Exercise instructions:
Working from the top of the listing below, retype each line through the line containing "const fontSize = 21, lineH = 24.5;", both included, with no pictures.

------------------------

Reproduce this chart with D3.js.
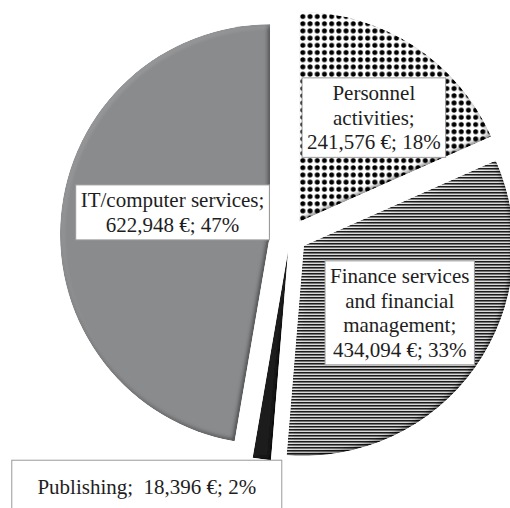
<!DOCTYPE html>
<html>
<head>
<meta charset="utf-8">
<script src="https://cdn.jsdelivr.net/npm/d3@7"></script>
<style>
  html, body { margin: 0; padding: 0; background: #fff; }
  svg { display: block; }
</style>
</head>
<body>
<svg id="chart" width="510" height="508"></svg>
<script>
// ---- data ----
const categories = ["Personnel activities", "Finance services and financial management", "Publishing", "IT/computer services"];
const values = [241576, 434094, 18396, 622948];
const percents = [18, 33, 2, 47];
const labelLines = [["Personnel", "activities;"], ["Finance services", "and financial", "management;"], ["Publishing;"], ["IT/computer services;"]];

// ---- layout ----
const W = 510, H = 508;
const cx = 290, cy = 236, R = 210;
const explode = [17, 17, 15, 20];
const fontSize = 21, lineH = 24.5;

const svg = d3.select("#chart");
const defs = svg.append("defs");

// dot pattern (Personnel)
const pDots = defs.append("pattern").attr("id", "dots").attr("patternUnits", "userSpaceOnUse")
  .attr("width", 7.2).attr("height", 7.2);
pDots.append("rect").attr("width", 7.2).attr("height", 7.2).attr("fill", "#fff");
pDots.append("circle").attr("cx", 3.6).attr("cy", 3.6).attr("r", 2.5).attr("fill", "#000");

// horizontal line pattern (Finance)
const pLines = defs.append("pattern").attr("id", "hlines").attr("patternUnits", "userSpaceOnUse")
  .attr("width", 6).attr("height", 3);
pLines.append("rect").attr("width", 6).attr("height", 3).attr("fill", "#fff");
pLines.append("rect").attr("width", 6).attr("height", 1.7).attr("fill", "#111");

// bevel filter
const f = defs.append("filter").attr("id", "bevel")
  .attr("x", "-5%").attr("y", "-5%").attr("width", "110%").attr("height", "110%");
f.append("feGaussianBlur").attr("in", "SourceAlpha").attr("stdDeviation", 2.5).attr("result", "blur");
const dl = f.append("feDiffuseLighting").attr("in", "blur").attr("surfaceScale", 3)
  .attr("diffuseConstant", 1).attr("lighting-color", "#fff").attr("result", "light");
dl.append("feDistantLight").attr("azimuth", 225).attr("elevation", 58);
f.append("feComposite").attr("in", "SourceGraphic").attr("in2", "light")
  .attr("operator", "arithmetic").attr("k1", 1.18).attr("k2", 0).attr("k3", 0).attr("k4", 0).attr("result", "lit");
f.append("feComposite").attr("in", "lit").attr("in2", "SourceAlpha").attr("operator", "in");

const fills = ["url(#dots)", "url(#hlines)", "#1c1c1c", "#8a8b8d"];

const pie = d3.pie().sort(null).value(d => d)(values);
const arc = d3.arc().innerRadius(0).outerRadius(R);

const g = svg.append("g").attr("transform", `translate(${cx},${cy})`);

function sliceOffset(d, i) {
  const mid = (d.startAngle + d.endAngle) / 2;
  return [Math.sin(mid) * explode[i], -Math.cos(mid) * explode[i]];
}

g.selectAll("path.slice").data(pie).join("path")
  .attr("class", "slice")
  .attr("d", arc)
  .attr("transform", (d, i) => { const [x, y] = sliceOffset(d, i); return `translate(${x},${y})`; })
  .attr("fill", (d, i) => fills[i])
  .attr("filter", "url(#bevel)");

// ---- labels ----
const fmt = d3.format(",");
// label placement: polar offset from each slice's (exploded) centre
const labelPlace = [
  { da: 2.6, k: 0.61 },
  { da: -0.4, k: 0.557 },
  null,
  { da: 7.8, k: 0.476 }
];

const labelG = svg.append("g")
  .attr("font-family", "'Liberation Serif', 'Times New Roman', serif")
  .attr("font-size", fontSize).attr("fill", "#1e1e1e");

pie.forEach((d, i) => {
  const [ox, oy] = sliceOffset(d, i);
  const mid = (d.startAngle + d.endAngle) / 2;
  const valText = fmt(values[i]) + " €; " + percents[i] + "%";
  let lines, lx, ly, minW = 0, outside = false;
  if (labelPlace[i]) {
    const a = mid + labelPlace[i].da * Math.PI / 180;
    const r = labelPlace[i].k * R;
    lx = cx + ox + Math.sin(a) * r;
    ly = cy + oy - Math.cos(a) * r;
    lines = labelLines[i].concat([valText]);
  } else {
    // Publishing: label box placed below-left of the slice's outer tip
    const tipX = cx + ox + Math.sin(mid) * R;
    const tipY = cy + oy - Math.cos(mid) * R;
    lx = tipX - 115;
    ly = tipY + 28;
    lines = [labelLines[i][0] + "\u00a0 " + valText];
    minW = 270;
    outside = true;
  }
  const lg = labelG.append("g");
  const rect = lg.append("rect");
  const n = lines.length;
  const texts = lines.map((t, j) => lg.append("text")
    .attr("x", lx)
    .attr("y", ly + (j - (n - 1) / 2) * lineH + fontSize * 0.34)
    .attr("text-anchor", "middle")
    .text(t));
  const maxW = d3.max(texts, t => t.node().getComputedTextLength());
  const bw = Math.max(maxW + 10, minW);
  const bh = n * lineH + 6;
  const top = outside ? ly - 27 : ly - bh / 2;
  rect.attr("x", lx - bw / 2).attr("y", top)
    .attr("width", bw).attr("height", outside ? 70 : bh)
    .attr("fill", "#fff").attr("stroke", "#9a9a9a").attr("stroke-width", 1);
});
</script>
</body>
</html>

------------------------

Completed exercise:
Reproduce this chart with D3.js.
<!DOCTYPE html>
<html>
<head>
<meta charset="utf-8">
<script src="https://cdn.jsdelivr.net/npm/d3@7"></script>
<style>
  html, body { margin: 0; padding: 0; background: #fff; }
  svg { display: block; }
</style>
</head>
<body>
<svg id="chart" width="510" height="508"></svg>
<script>
// ---- data ----
const categories = ["Personnel activities", "Finance services and financial management", "Publishing", "IT/computer services"];
const values = [241576, 434094, 18396, 622948];
const percents = [18, 33, 2, 47];
const labelLines = [["Personnel", "activities;"], ["Finance services", "and financial", "management;"], ["Publishing;"], ["IT/computer services;"]];

// ---- layout ----
const W = 510, H = 508;
const cx = 290, cy = 236, R = 210;
const explode = [17, 17, 15, 20];
const fontSize = 21, lineH = 24.5;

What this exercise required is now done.